France : Le nombre de naissances n’a pas été aussi bas depuis la Seconde Guerre mondiale
Un nouveau record. Après un décrochage marqué en 2023, le nombre de naissances en France recule encore sur les neuf premiers mois de l’année 2024, confirme l’Insee ce vendredi. Entre janvier et septembre, il a baissé de 2,7 % par rapport à la même période l’année précédente.
Cette baisse ralentit mais elle intervient après un fort décrochage en 2023. Le nombre de naissances s’est replié cette année-là de 6,6 %, passant sous la barre symbolique des 700.000 pour la première fois depuis la fin de la Seconde Guerre mondiale. Selon l’Insee, 677.800 bébés sont nés en France en 2023. Une baisse qui s’explique par de multiples facteurs.
Guerre, inflation, climat d’incertitude
« Pour se projeter dans la parentalité, il faut être habité par l’espoir, or, le climat d’incertitude actuel peut peser » sur la décision d’un couple d’avoir un enfant, indique à l’AFP Catherine Scornet, maîtresse de conférences à l’Université d’Aix-Marseille. Le contexte de guerre en Ukraine et au Proche-Orient, tout comme l’inflation et les difficultés économiques peuvent ainsi influencer le choix d’avoir ou non un enfant.

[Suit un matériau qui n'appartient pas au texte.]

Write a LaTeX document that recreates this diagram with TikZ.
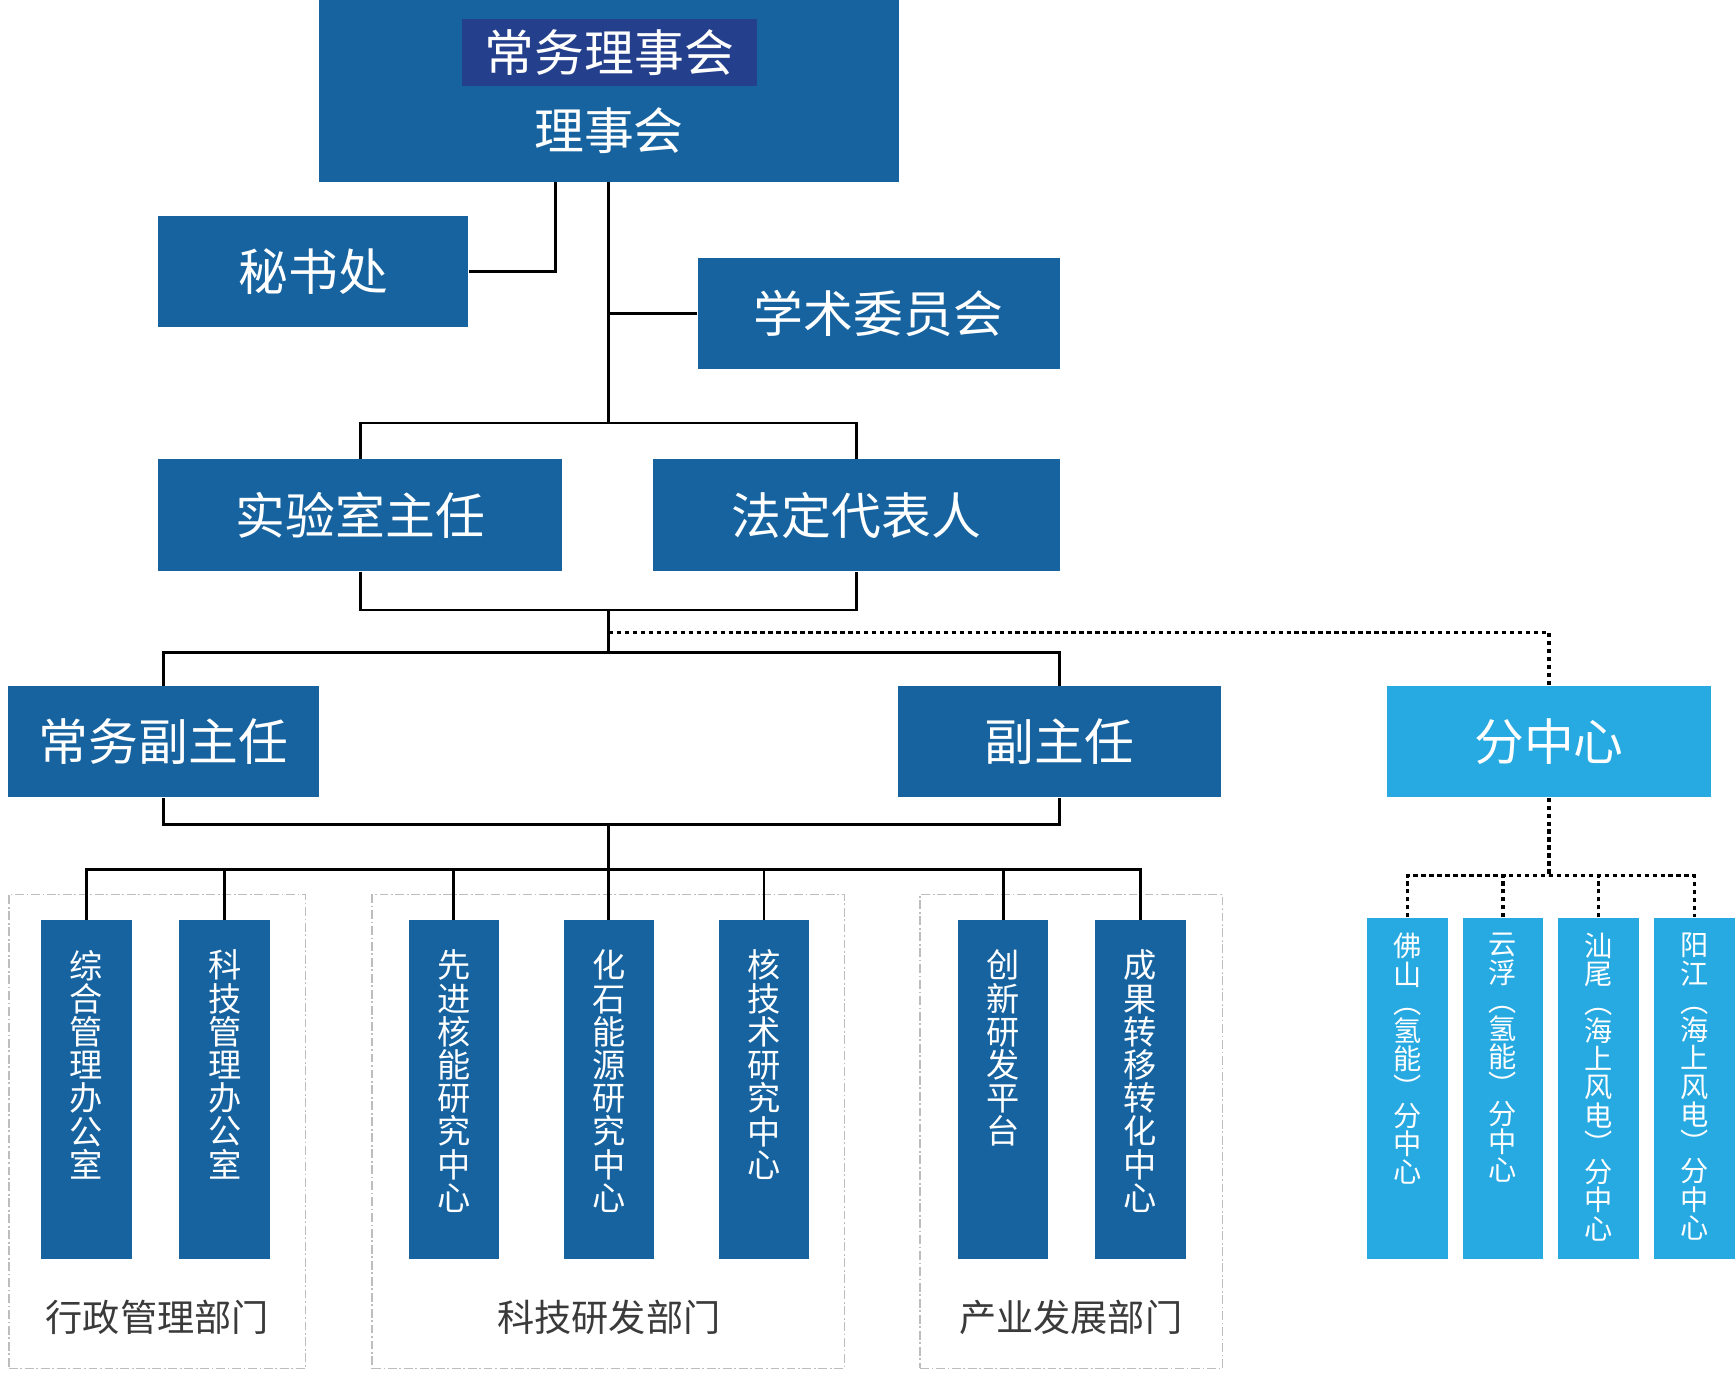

Le décrochage des naissances en 2023 avait conduit le président Emmanuel Macron à appeler au « réarmement démographique » du pays, suscitant un tollé dans les rangs féministes et de la gauche, qui y voyaient une tentative de contrôler le corps des femmes. Le chef de l’État avait annoncé des mesures visant à relancer la natalité mais ces projets de réforme ont été mis à l’arrêt par la dissolution de l’Assemblée nationale en juin.
Se réaliser autrement qu’en devenant parent
Le décrochage de 2023 s’inscrit « dans une tendance de long terme », relève l’Institut national de la statistique dans une étude publiée jeudi, confirmant les chiffres annoncés en janvier. Depuis 2010, le nombre de naissances a reculé chaque année, à l’exception de celle de 2021 qui a connu un léger rebond dans le contexte de crise sanitaire.
Pourquoi les Français font-ils de moins en moins d’enfants depuis une décennie ? D’une part, le nombre de femmes de 20 à 40 ans, soit en âge de procréer, a diminué. Mais surtout, ces générations moins nombreuses procréent moins. « On observe des changements d’aspiration en matière de reproduction, aujourd’hui on peut se réaliser autrement qu’en devenant mère ou père », commente Catherine Scornet. « Les femmes diplômées se projettent le plus en dehors de la maternité. »
Moins de couples avec trois enfants
L’Insee relève par ailleurs qu’en 2023, la baisse des naissances concerne pour la première fois depuis 2010 les femmes de tous les âges, y compris les plus âgées. Concrètement, « on observe une hausse du nombre de personnes qui n’ont pas d’enfant, qu’on peut lier à une moindre pression sociale à en avoir », estime auprès de l’AFP Didier Breton, chercheur associé à l’Institut national d’études démographiques et professeur à l’Université de Strasbourg.
En outre, « moins de couples qu’auparavant passent de deux à trois enfants, probablement en raison d’un choix lié au confort matériel », ajoute-t-il. Le nombre élevé de familles avec trois enfants était jusqu’alors une spécificité française, selon lui. La France « devient un pays européen comme les autres ».
Le taux de fécondité reste le plus élevé de l’UE
En 2023, le recul des naissances dans l’Hexagone en 2023 a été plus important que la moyenne des pays de l’Union européenne (-5,5 %). L’an passé, le nombre de nouveau-nés a diminué dans 22 pays de l’UE sur 27. La baisse s’est notamment accentuée dans l’ensemble des pays de l’ouest de l’UE. Elle est passée de -1,3 % en moyenne par an entre 2019 et 2022 à -5,7 % entre 2022 et 2023. Elle s’est aussi amplifiée dans les pays de l’est de l’UE, passant de -4,5 % en moyenne par an entre 2019 et 2022 à -9,3 entre 2022 et 2023.
Si on considère toutefois le taux de fécondité, celui de la France reste le plus élevé de l’Union européenne, avec 1,79 enfant par femme en 2022, dernière année pour laquelle cette donnée est disponible. Bien qu’il soit en repli, il se maintient bien au-dessus de la moyenne de l’UE, qui atteint 1,46.